Starting with the most obvious in escapism first, there’s nothing like breaking free of reality and all the laws of nature that govern human existence. On the film front, Max Barbakow’s trippy time warp riff, “Palm Springs,” scored a huge sale to Hulu out of Sundance 2020 and has gone on to rack up plenty of plaudits, including Golden Globes nominations for best motion picture, comedy or musical and best actor in a motion picture, comedy or musical for Andy Samberg.
Over on the small screen front, the utterly loopy and completely delightful “Zoey’s Extraordinary Playlist” garnered the best actress in a television series, comedy or musical nom for breakout star Jane Levy. Because the idea of connecting to others through musical ESP is as good a pandemic fantasy as anyone’s come up with yet.
But not all escapist fantasies are created equal, and one doesn’t need to defy gravity or flee to an alternate space-time continuum for a good time in front of your favorite home screen. In a year when partying with friends and family members can get you fined, not to mention dead, the Golden Globes comedy nominations are packed with entertaining and good-natured excursions into that forbidden pastime known as “hanging out.”
The final season of Emmy comedy champ and plucky Canuck underdog series “Schitt’s Creek” turned a fish out of water story into a celebration of love, tolerance and friendship. Golden Globes voters felt the love and awarded the show nominations for best comedy or musical series, while also nomming Eugene Levy as best actor in a comedy or musical series and Catherine O’Hara as best actress in a comedy or musical series.
Wearing its LGBTQ heart on its musical theater sleeve, “The Prom” celebrated a gang of crackpot theater biz pals from the Big Apple who venture into the heartland in search of a cause they can exploit. Since no one can go to see New York theater or travel or hang with friends, “Prom” scored a triple whammy of escapist fantasy and garnered a best comedy or musical film nomination and a nomination for James Corden as best actor in a comedy or musical film.
And there’s probably no series more embodying the values of team spirit and simple human kindness than “Ted Lasso,” set in yet another land to which no one can travel and centered in another group activity, soccer, that no one can get out of the damn house and play without fear of Neighborhood COVID Watch patrols. “Lasso” got Golden Globes’ love in the categories of best comedy or musical TV series and best actor in a comedy or musical series for the wonderfully mustachioed and kind-hearted titular lead, winningly played by Jason Sudeikis.

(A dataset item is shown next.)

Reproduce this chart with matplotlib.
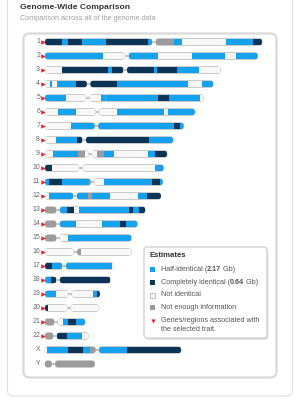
import matplotlib
matplotlib.use('Agg')
import matplotlib.pyplot as plt
from matplotlib.patches import FancyBboxPatch, Rectangle

plt.rcParams['font.family'] = ['Liberation Sans', 'DejaVu Sans']

# data (Mb)
chrom_names = [str(i) for i in range(1, 23)] + ['X', 'Y']
chrom_lengths = [249, 244, 201, 193, 182, 172, 159, 147, 140, 136, 135, 133,
                 115, 106, 99, 99, 79, 75, 63, 62, 46, 50, 156, 57]
centromeres = [125, 94, 92, 50, 49, 60, 59, 45, 52, 41, 54.5, 34.5,
               15, 15, 15, 35, 22, 15, 28.7, 27.5, 12.6, 11.5, 60, 9.7]
# H = half identical, C = completely identical, N = not identical, U = no info
seg_ends = [
    [19.5, 26.4, 42.4, 70, 118, 125, 148, 157, 207.6, 238.6, 249],
    [66.5, 94, 129.6, 168.6, 206.5, 218.7, 244],
    [19.5, 72.3, 76.8, 125, 128.5, 151.4, 176.6, 201],
    [5.7, 8, 13.8, 35.6, 82.6, 164, 180, 193],
    [24.1, 64.2, 68.8, 70.5, 129.3, 142.6, 177.8, 182],
    [14.9, 35.6, 82.6, 136.5, 141.1, 172],
    [29.8, 148, 154.8, 159],
    [12.6, 36.7, 119.3, 147],
    [9.2, 37.9, 45.9, 59.6, 67.7, 79.1, 118.1, 126.2, 140],
    [8, 126.2, 136],
    [4.9, 19.8, 50.5, 52.8, 68, 122.4, 131.9, 135],
    [4.6, 32.5, 34.5, 49.7, 53.6, 74.6, 107, 116.6, 133],
    [15, 24.9, 33.3, 39.3, 96.7, 101.3, 108.2, 115],
    [15, 35.6, 65, 86, 92.9, 106],
    [15, 26, 99],
    [36.7, 41, 99],
    [8.4, 76.5, 79],
    [6.5, 75],
    [12.6, 54.7, 59.3, 63],
    [3.8, 62],
    [12.6, 20.3, 26.7, 35.2, 46],
    [11.5, 24.9, 42.1, 50],
    [2, 26.7, 43.9, 51.6, 60, 93.7, 156],
    [57],
]
seg_states = ['CHCHCHUHNHC', 'HNHNHNH', 'NCHCHCHN', 'NHNHCHNH', 'HNHUHCHN',
              'NHNHNH', 'NHCH', 'NHCH', 'NHUNUHNHC', 'CNH', 'HCHUNHCH',
              'NHNHUHNHC', 'UHCNHCHC', 'UHNHCH', 'UNH', 'NUN', 'CHN', 'HC',
              'HNHC', 'CN', 'UNHCH', 'UCHN', 'NHCHUHC', 'U']
trait_marked = [True] * 22 + [False, False]

colors = {'H': '#14a2f0', 'C': '#0c3457', 'N': '#f8f8f8', 'U': '#9b9b9b'}
legend_labels = [[('Half-identical (', 'normal'), ('2.17', 'bold'), (' Gb)', 'normal')],
                 [('Completely identical (', 'normal'), ('0.64', 'bold'), (' Gb)', 'normal')],
                 [('Not identical', 'normal')],
                 [('Not enough information', 'normal')]]
legend_keys = ['H', 'C', 'N', 'U']

fig = plt.figure(figsize=(3, 4), dpi=100)

# background / decoration in pixel units
deco = fig.add_axes([0, 0, 1, 1], zorder=0)
deco.set_xlim(0, 300)
deco.set_ylim(400, 0)
deco.axis('off')
deco.add_patch(FancyBboxPatch((7.5, -20), 285, 416, boxstyle='round,pad=0,rounding_size=6',
                              fc='white', ec='#e0e0e0', lw=0.8))
deco.add_patch(FancyBboxPatch((23.5, 33.5), 253, 344, boxstyle='round,pad=0,rounding_size=6',
                              fc='white', ec='#d9d9d9', lw=1.6))
deco.text(20, 7.5, 'Genome-Wide Comparison', fontsize=6.1, fontweight='bold',
          color='#333333', va='center')
deco.text(20, 18.5, 'Comparison across all of the genome data', fontsize=5.2,
          color='#a0a0a0', va='center')

# legend
deco.add_patch(FancyBboxPatch((145.5, 249), 123, 91, boxstyle='round,pad=0,rounding_size=3',
                              fc='black', ec='none', alpha=0.10))
deco.add_patch(FancyBboxPatch((144, 247), 123, 91, boxstyle='round,pad=0,rounding_size=3',
                              fc='white', ec='#c8c8c8', lw=0.8))
deco.text(150, 255.5, 'Estimates', fontsize=5.6, fontweight='bold', color='#333333', va='center')
renderer = fig.canvas.get_renderer()
item_y = [269.5, 282.5, 295, 307.8]
for key, parts, yy in zip(legend_keys, legend_labels, item_y):
    deco.add_patch(Rectangle((150, yy - 2.5), 5, 5, fc=colors[key],
                             ec='#aaaaaa' if key == 'N' else 'none', lw=0.5))
    x = 161
    for s, w in parts:
        t = deco.text(x, yy, s, fontsize=5.2, fontweight=w, color='#555555', va='center')
        bb = t.get_window_extent(renderer)
        x = deco.transData.inverted().transform((bb.x1, bb.y0))[0]
deco.plot(152.5, 320.5, marker='v', color='#e8202a', ms=3, mew=0)
deco.text(161, 320.5, 'Genes/regions associated with', fontsize=5.2, color='#555555', va='center')
deco.text(161, 329.5, 'the selected trait.', fontsize=5.2, color='#555555', va='center')

# chromosome axes: x in Mb (1 px = 1.147 Mb, Mb 0 at px 45), y in rows
mb_px = 1.147
ax = fig.add_axes([23 / 300, 1 - 378 / 400, 254 / 300, 345 / 400], zorder=1)
ax.patch.set_visible(False)
ax.set_xlim((23 - 45) * mb_px, (277 - 45) * mb_px)
ax.set_ylim((378 - 42) / 14, (33 - 42) / 14)
ax.axis('off')

h = 0.48
r = 3.8
asp = (h / 2) / r
gap = 2.0

for i, name in enumerate(chrom_names):
    y = i
    L = chrom_lengths[i]
    cen = centromeres[i]
    arms = [(0, cen - gap), (cen + gap, L)]
    # thin neck at the centromere
    ax.plot([cen - gap - 1, cen + gap + 1], [y, y], color='#b8b8b8', lw=1.2, zorder=0.5,
            solid_capstyle='butt')
    arm_patches = []
    for a0, a1 in arms:
        rs = min(r, (a1 - a0) / 2)
        p = FancyBboxPatch((a0, y - h / 2), a1 - a0, h,
                           boxstyle='round,pad=0,rounding_size=%.3f' % rs,
                           mutation_aspect=asp, fc='white', ec='#bdbdbd', lw=0.6, zorder=1)
        ax.add_patch(p)
        arm_patches.append(p)
    start = 0
    for end, st in zip(seg_ends[i], seg_states[i]):
        for (a0, a1), p in zip(arms, arm_patches):
            s0, s1 = max(start, a0), min(end, a1)
            if s1 > s0:
                bars = ax.barh(y, s1 - s0, left=s0, height=h, color=colors[st],
                               lw=0, zorder=2)
                bars[0].set_clip_path(p)
        start = end
    ax.text(-5.6, y, name, ha='right', va='center', fontsize=5, color='#666666')
    if trait_marked[i]:
        ax.plot(-2.6, y, marker='>', color='#e8202a', ms=3.2, mew=0, zorder=3)

fig.savefig('out.png', dpi=100)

Even the politics of the comedy or musical field are generally palatable, relatable and a playful departure from the tough realities of the past year. “Hamilton” continued winning praise for its potent reimagining of America’s founding and scoring Globe noms for best comedy or musical film and for Lin-Manuel Miranda’s now legendary lead turn.
As current as the most recent presidential election, in which the film actually played an important supporting role by highlighting Trump stalwart Rudy Giuliani’s strange proclivities and relaxation techniques, “Borat Subsequent Moviefilm” took audiences on a zany, but warm-hearted father-daughter journey through contemporary America. Their riotous rites of passage pic scored a best comedy or musical film nom and also won a best actor in a comedy or musical nom for star-writer-director Sacha Baron Cohen and a best actress nom for his incredible discovery (and Variety Actor to Watch) Maria Bakalova.
It can be debated by critics — or the extremely bored and stuck at home awards season watchers — as to whether the films and TV shows nominated for Golden Globes comedy and musical honors will be judged by history as ranking with the best of all time. But one thing is abundantly clear: none of us could have made it through the past year without the gifts of laughter and humanity they parachuted into our pandemically locked-down pads.